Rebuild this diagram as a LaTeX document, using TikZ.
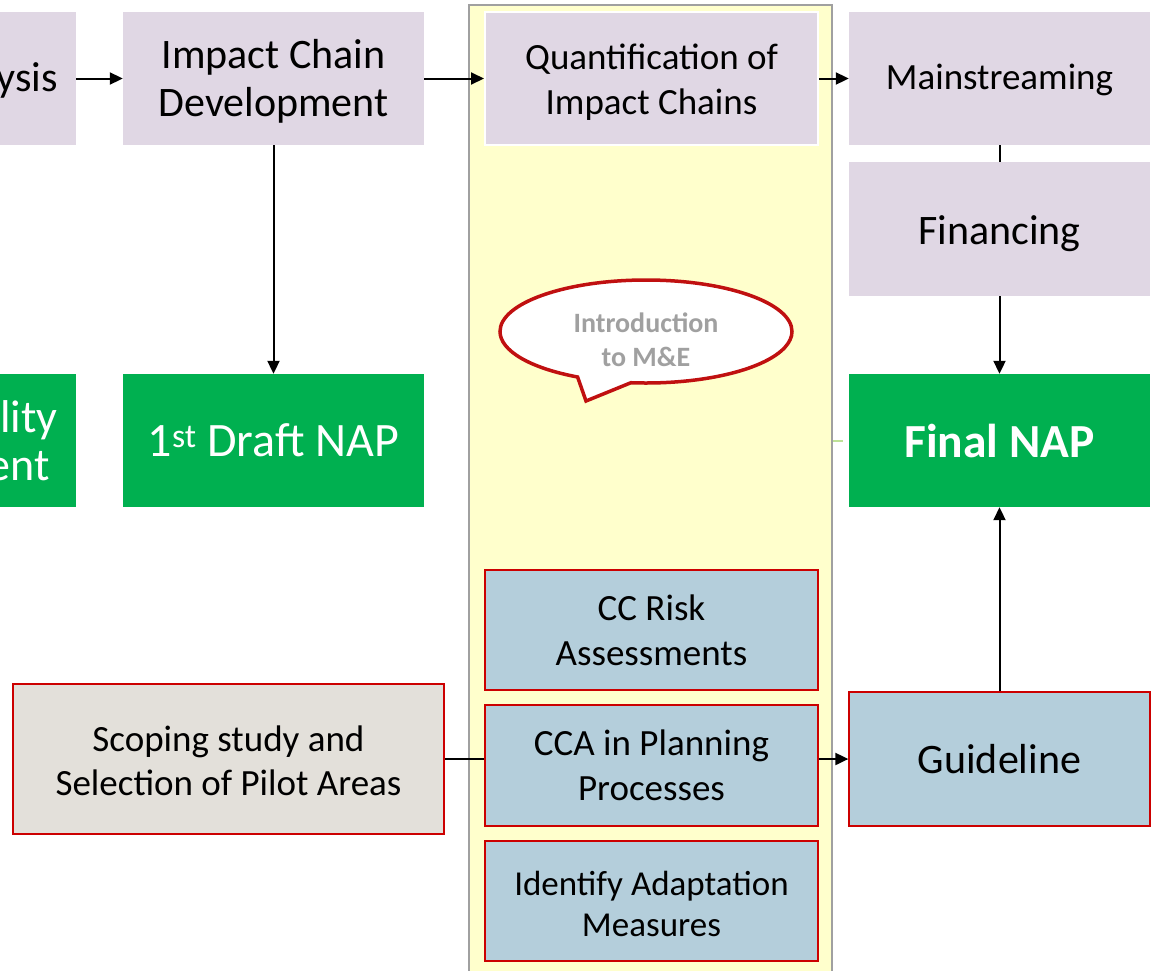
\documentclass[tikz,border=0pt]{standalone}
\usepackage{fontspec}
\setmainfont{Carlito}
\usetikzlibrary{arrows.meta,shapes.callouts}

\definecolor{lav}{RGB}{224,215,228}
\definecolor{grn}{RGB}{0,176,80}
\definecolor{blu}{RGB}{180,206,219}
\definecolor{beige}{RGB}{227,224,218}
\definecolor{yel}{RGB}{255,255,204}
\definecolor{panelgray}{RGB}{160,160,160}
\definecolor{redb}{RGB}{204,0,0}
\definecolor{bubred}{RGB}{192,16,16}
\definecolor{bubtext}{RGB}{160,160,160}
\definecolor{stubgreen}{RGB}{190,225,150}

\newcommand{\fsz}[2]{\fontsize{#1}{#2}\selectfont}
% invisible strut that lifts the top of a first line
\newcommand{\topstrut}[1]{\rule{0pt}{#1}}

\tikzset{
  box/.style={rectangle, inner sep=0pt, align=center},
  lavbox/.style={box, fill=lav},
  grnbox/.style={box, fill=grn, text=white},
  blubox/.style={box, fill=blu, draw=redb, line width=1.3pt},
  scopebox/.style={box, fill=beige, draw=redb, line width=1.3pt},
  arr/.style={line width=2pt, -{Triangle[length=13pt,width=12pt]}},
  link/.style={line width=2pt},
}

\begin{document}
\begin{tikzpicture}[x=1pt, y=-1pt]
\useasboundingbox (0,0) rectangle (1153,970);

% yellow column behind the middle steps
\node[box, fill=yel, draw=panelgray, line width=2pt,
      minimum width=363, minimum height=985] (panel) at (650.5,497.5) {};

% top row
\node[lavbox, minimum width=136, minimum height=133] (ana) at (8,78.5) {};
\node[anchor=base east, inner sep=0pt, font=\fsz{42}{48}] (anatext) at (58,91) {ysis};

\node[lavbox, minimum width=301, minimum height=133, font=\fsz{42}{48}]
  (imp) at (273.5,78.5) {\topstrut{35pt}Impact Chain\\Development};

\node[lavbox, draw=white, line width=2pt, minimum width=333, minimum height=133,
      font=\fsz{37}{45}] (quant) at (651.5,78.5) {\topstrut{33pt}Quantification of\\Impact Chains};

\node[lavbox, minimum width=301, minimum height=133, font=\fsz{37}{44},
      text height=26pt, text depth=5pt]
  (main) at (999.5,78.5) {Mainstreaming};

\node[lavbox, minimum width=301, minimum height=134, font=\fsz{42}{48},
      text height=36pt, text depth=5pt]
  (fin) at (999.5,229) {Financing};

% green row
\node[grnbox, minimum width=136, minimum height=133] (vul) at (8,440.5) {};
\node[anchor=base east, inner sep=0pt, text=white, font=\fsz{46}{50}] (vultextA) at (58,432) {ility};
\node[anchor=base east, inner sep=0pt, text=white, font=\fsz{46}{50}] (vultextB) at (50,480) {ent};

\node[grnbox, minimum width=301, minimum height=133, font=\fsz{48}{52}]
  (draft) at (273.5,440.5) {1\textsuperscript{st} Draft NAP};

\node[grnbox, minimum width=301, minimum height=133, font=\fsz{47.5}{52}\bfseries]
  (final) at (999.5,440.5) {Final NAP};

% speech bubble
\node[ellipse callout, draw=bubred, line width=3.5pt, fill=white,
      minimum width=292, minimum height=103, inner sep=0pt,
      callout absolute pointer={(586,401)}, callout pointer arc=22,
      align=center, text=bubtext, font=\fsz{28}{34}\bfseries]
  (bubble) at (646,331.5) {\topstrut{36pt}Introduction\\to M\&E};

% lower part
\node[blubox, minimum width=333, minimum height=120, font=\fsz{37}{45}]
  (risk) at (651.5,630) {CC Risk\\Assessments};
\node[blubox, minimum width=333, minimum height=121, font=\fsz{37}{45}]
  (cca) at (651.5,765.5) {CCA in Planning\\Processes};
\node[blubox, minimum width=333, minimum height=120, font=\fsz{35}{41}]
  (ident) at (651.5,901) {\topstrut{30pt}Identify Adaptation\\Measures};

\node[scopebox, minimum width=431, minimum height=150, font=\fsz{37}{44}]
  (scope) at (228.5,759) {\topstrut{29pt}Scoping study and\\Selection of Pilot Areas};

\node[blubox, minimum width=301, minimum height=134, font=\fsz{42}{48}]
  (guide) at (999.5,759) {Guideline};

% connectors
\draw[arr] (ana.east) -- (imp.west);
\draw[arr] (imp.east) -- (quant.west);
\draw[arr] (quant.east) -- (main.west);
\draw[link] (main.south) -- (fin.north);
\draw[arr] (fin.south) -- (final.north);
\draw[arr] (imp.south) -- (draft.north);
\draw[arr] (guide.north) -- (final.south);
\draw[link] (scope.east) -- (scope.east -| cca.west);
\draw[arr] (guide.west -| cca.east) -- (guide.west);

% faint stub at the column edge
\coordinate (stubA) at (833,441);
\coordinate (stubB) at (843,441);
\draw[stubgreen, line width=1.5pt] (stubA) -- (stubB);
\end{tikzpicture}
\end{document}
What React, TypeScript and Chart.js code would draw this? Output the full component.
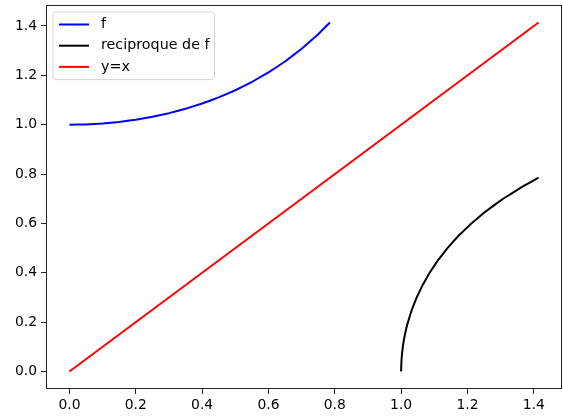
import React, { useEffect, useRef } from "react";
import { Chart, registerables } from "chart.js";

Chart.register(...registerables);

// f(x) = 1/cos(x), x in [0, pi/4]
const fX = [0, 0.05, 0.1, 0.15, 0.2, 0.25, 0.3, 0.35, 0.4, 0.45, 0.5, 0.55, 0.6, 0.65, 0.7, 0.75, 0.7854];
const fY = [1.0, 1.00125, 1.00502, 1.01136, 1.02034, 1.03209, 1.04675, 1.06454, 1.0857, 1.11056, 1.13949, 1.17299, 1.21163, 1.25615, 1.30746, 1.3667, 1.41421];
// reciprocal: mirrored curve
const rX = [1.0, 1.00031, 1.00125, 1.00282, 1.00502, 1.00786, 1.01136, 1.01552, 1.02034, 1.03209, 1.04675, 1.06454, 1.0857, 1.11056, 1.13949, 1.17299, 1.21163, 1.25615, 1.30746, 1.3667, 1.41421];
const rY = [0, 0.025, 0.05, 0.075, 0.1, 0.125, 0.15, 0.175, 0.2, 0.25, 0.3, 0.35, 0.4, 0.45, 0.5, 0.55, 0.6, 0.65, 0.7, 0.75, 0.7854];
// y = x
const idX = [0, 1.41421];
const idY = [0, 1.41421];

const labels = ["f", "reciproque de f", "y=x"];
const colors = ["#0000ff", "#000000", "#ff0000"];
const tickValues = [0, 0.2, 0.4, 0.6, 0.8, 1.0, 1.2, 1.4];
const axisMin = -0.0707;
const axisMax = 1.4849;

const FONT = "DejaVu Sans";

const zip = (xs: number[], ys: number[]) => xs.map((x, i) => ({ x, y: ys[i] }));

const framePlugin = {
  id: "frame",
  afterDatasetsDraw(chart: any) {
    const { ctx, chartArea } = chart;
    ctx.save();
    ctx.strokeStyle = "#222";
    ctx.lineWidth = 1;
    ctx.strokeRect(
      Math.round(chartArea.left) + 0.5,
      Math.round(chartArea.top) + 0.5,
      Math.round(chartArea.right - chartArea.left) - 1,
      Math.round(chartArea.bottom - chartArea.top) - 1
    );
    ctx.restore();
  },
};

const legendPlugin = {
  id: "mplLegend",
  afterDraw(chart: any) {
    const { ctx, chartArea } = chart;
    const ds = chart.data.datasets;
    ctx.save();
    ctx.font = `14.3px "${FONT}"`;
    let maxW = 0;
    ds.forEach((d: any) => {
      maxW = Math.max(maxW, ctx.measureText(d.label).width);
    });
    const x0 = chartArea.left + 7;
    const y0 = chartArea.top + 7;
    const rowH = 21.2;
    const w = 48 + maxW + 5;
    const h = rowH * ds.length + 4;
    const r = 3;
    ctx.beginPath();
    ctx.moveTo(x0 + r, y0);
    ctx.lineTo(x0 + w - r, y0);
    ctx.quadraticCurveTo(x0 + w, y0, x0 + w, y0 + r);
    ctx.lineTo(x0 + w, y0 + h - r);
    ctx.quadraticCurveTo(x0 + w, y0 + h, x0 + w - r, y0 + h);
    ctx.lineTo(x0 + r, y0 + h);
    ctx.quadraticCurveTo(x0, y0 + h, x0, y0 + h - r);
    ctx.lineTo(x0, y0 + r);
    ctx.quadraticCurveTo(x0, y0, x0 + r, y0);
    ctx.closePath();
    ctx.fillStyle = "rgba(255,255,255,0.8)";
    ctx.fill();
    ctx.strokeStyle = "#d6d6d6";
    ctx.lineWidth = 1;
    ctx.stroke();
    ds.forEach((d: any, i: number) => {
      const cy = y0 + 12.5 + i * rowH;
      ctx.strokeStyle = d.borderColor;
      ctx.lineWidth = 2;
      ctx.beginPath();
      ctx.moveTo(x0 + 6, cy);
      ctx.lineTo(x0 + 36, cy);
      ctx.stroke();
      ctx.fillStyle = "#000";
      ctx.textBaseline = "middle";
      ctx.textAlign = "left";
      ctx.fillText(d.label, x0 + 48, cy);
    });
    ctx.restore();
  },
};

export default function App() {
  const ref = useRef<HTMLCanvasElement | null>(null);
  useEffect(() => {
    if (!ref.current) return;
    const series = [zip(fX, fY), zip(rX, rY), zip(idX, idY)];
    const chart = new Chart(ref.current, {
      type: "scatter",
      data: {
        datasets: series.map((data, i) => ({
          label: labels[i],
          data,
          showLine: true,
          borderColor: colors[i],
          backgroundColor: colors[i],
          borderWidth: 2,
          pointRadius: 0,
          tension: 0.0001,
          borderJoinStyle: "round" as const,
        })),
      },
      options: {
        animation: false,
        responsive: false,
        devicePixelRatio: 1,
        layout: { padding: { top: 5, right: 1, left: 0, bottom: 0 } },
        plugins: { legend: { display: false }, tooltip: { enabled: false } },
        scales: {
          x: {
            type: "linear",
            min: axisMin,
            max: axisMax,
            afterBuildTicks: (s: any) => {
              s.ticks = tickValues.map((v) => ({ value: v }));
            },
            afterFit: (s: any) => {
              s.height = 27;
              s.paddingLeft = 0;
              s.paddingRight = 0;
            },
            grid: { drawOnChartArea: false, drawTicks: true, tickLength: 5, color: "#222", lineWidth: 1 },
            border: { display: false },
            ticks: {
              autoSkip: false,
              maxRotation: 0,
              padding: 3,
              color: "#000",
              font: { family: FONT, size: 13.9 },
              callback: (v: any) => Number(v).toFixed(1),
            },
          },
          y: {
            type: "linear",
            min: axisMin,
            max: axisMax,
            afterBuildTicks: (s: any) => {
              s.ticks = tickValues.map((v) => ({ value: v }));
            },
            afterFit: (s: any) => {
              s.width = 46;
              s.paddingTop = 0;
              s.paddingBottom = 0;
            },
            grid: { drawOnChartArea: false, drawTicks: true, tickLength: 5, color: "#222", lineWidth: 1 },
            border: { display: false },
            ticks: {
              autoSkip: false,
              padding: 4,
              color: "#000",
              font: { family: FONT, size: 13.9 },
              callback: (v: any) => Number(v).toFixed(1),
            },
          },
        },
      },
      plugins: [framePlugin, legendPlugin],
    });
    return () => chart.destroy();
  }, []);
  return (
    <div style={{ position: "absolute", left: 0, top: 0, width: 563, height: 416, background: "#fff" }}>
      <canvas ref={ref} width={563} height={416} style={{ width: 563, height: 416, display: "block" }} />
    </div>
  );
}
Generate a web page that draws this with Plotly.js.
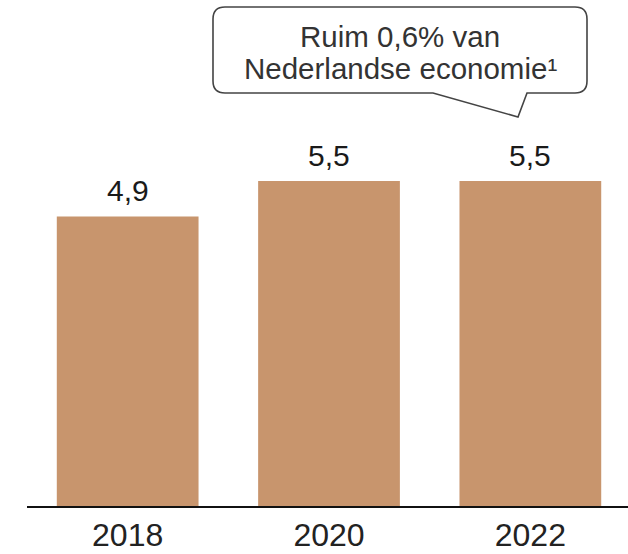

→ **What you need to do**
Above are records; repeat only the lines from the line with "What React, TypeScript" through the line with "Chart.register(...registerables);", and leave pictures out.

→ **Reply**
What React, TypeScript and Chart.js code would draw this? Output the full component.
import React, { useEffect, useRef } from "react";
import { Chart, registerables } from "chart.js";

Chart.register(...registerables);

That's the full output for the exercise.